§ Aim
Reproduce the listing below exactly, beginning with its first line and ending with the line that holds "0.275, 0.3, 0.325, 0.35, 0.375, 0.4, 0.425, 0.45, 0.475, 0.5]"; pictures are not part of the copy.

§ Given information

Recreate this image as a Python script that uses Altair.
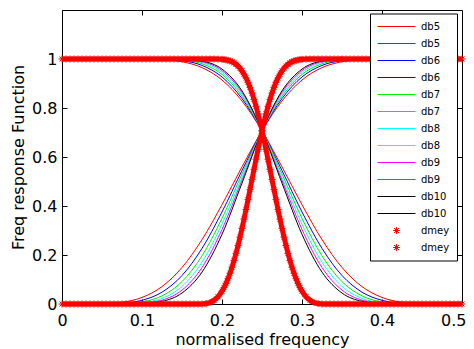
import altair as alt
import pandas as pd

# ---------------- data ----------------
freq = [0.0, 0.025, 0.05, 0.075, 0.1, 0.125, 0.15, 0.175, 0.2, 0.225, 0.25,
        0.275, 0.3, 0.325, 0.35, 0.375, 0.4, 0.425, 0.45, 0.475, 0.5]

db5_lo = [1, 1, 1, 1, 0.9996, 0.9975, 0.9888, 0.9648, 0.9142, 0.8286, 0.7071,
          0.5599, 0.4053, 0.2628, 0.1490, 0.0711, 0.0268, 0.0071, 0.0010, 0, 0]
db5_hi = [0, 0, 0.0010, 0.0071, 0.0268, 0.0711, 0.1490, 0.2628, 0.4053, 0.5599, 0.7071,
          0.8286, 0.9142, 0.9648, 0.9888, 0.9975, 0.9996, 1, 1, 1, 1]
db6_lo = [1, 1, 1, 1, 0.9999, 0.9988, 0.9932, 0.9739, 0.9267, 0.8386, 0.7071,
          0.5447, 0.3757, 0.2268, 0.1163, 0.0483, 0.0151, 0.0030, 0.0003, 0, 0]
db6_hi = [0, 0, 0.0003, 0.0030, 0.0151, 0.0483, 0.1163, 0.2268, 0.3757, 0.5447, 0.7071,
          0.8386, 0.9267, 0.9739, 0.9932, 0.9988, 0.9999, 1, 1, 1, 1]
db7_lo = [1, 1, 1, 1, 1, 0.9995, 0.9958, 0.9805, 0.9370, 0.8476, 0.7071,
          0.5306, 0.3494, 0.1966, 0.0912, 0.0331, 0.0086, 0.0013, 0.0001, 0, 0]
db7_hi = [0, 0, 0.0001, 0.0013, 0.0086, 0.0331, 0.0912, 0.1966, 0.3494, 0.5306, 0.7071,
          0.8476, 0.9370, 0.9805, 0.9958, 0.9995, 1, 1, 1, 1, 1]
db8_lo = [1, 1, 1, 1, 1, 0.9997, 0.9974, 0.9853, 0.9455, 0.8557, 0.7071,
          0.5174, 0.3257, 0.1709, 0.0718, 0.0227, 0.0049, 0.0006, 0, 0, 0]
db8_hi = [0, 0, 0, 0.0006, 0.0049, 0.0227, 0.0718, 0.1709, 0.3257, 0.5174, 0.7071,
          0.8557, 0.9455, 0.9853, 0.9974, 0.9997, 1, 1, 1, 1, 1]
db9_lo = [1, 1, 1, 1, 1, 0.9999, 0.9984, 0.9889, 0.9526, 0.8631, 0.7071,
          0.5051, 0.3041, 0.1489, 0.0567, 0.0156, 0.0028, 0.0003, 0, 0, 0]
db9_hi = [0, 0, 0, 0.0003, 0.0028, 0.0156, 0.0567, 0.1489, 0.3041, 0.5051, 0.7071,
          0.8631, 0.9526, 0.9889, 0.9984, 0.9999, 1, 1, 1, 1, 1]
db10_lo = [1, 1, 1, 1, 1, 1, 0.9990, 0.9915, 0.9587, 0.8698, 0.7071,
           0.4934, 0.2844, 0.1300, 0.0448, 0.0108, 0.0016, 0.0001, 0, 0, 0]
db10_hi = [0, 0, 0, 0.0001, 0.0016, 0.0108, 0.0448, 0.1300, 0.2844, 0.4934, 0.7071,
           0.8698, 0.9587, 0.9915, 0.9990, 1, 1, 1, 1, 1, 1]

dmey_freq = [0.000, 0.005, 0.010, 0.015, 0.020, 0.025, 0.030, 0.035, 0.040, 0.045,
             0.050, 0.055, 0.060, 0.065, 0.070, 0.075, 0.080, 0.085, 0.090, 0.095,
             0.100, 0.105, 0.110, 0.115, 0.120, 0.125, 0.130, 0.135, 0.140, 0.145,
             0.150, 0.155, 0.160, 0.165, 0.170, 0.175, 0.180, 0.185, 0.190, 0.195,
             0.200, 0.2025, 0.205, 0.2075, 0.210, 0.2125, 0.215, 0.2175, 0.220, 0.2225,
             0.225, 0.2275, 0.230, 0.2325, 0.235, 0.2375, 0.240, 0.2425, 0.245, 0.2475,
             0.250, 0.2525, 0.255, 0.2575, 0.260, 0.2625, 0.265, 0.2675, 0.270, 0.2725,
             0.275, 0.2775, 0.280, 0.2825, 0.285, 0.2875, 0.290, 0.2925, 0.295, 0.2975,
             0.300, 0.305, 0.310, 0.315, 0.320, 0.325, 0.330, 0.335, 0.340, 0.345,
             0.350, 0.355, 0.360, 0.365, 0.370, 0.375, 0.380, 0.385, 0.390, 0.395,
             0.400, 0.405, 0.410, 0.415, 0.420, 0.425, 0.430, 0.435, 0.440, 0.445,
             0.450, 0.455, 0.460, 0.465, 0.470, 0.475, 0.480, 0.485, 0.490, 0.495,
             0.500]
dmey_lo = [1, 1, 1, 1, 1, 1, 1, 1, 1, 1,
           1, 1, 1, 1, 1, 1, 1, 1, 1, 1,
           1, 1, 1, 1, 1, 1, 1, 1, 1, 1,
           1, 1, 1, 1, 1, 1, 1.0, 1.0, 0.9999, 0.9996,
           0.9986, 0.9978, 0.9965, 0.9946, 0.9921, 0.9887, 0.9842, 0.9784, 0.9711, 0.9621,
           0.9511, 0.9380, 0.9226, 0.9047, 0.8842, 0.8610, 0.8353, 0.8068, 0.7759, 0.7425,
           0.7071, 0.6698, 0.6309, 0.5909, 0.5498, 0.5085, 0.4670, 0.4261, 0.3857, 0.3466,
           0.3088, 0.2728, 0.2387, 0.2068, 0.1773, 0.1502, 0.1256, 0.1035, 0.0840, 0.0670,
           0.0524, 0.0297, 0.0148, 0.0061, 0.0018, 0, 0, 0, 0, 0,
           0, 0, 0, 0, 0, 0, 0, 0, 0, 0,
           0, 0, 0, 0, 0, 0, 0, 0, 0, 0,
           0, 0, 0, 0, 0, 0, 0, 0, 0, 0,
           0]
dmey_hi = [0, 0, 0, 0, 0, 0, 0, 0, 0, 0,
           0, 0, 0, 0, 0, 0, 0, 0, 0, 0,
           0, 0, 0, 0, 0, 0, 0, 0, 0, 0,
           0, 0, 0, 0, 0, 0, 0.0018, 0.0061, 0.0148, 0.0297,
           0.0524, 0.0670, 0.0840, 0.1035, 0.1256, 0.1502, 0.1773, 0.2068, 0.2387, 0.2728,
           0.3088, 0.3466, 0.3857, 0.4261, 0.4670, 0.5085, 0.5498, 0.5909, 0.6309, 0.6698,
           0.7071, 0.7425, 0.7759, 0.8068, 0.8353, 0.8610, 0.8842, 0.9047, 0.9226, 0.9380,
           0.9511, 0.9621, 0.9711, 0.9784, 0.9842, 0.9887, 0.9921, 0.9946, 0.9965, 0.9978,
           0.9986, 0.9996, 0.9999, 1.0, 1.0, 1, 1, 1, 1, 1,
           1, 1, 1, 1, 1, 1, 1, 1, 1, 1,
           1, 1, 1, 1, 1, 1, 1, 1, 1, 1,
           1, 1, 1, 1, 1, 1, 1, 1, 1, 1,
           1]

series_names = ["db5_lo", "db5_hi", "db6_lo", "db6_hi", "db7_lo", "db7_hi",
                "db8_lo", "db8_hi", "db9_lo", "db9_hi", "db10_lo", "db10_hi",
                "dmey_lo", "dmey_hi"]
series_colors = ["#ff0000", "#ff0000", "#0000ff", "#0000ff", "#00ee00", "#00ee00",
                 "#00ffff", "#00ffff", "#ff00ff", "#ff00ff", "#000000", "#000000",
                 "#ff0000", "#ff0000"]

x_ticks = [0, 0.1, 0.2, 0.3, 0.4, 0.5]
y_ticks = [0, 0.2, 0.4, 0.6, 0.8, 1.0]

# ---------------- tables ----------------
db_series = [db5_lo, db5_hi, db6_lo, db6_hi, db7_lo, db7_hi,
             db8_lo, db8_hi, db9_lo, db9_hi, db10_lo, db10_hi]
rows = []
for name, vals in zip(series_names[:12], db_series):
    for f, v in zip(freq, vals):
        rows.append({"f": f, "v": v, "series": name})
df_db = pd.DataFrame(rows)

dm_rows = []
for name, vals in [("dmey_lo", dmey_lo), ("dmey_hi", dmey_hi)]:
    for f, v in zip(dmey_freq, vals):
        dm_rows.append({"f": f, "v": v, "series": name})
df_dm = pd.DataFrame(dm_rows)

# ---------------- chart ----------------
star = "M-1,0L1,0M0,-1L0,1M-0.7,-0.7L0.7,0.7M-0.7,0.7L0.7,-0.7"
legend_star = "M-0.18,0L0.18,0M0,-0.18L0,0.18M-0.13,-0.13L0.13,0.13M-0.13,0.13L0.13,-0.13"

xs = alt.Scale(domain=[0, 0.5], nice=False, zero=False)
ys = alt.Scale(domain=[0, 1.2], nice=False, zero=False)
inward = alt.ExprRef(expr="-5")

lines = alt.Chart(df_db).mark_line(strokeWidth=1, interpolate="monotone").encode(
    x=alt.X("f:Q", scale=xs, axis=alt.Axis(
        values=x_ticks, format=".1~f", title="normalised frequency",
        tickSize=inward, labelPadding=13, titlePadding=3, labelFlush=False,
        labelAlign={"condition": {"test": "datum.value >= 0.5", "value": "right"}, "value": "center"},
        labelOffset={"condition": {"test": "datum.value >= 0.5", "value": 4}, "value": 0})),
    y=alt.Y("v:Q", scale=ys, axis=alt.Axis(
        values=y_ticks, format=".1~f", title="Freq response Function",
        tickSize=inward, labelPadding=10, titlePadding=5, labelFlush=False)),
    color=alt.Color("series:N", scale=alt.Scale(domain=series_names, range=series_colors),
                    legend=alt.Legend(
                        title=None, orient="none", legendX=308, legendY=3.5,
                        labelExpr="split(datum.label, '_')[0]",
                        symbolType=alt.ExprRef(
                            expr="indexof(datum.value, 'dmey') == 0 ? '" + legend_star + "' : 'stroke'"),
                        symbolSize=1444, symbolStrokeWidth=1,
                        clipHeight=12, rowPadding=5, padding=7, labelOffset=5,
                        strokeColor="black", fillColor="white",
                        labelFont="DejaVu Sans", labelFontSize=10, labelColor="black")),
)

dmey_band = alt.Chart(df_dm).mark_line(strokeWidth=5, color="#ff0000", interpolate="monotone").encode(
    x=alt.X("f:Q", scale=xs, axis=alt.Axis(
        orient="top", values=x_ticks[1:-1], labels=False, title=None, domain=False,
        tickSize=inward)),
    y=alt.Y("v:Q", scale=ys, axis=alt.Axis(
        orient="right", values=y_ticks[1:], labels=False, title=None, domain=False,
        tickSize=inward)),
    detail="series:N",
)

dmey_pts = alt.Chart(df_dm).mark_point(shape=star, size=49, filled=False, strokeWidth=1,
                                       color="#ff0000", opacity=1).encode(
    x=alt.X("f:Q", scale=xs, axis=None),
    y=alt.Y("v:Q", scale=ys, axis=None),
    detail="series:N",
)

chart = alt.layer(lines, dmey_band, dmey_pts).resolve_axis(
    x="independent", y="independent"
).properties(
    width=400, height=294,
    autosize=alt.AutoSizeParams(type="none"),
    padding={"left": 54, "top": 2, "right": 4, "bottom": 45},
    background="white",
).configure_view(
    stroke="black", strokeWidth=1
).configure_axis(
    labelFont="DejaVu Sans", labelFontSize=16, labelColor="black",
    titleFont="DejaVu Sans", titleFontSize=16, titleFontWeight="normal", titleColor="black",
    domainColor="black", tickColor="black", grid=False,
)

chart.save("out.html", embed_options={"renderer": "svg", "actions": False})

§ Result
Recreate this image as a Python script that uses Altair.
import altair as alt
import pandas as pd

# ---------------- data ----------------
freq = [0.0, 0.025, 0.05, 0.075, 0.1, 0.125, 0.15, 0.175, 0.2, 0.225, 0.25,
        0.275, 0.3, 0.325, 0.35, 0.375, 0.4, 0.425, 0.45, 0.475, 0.5]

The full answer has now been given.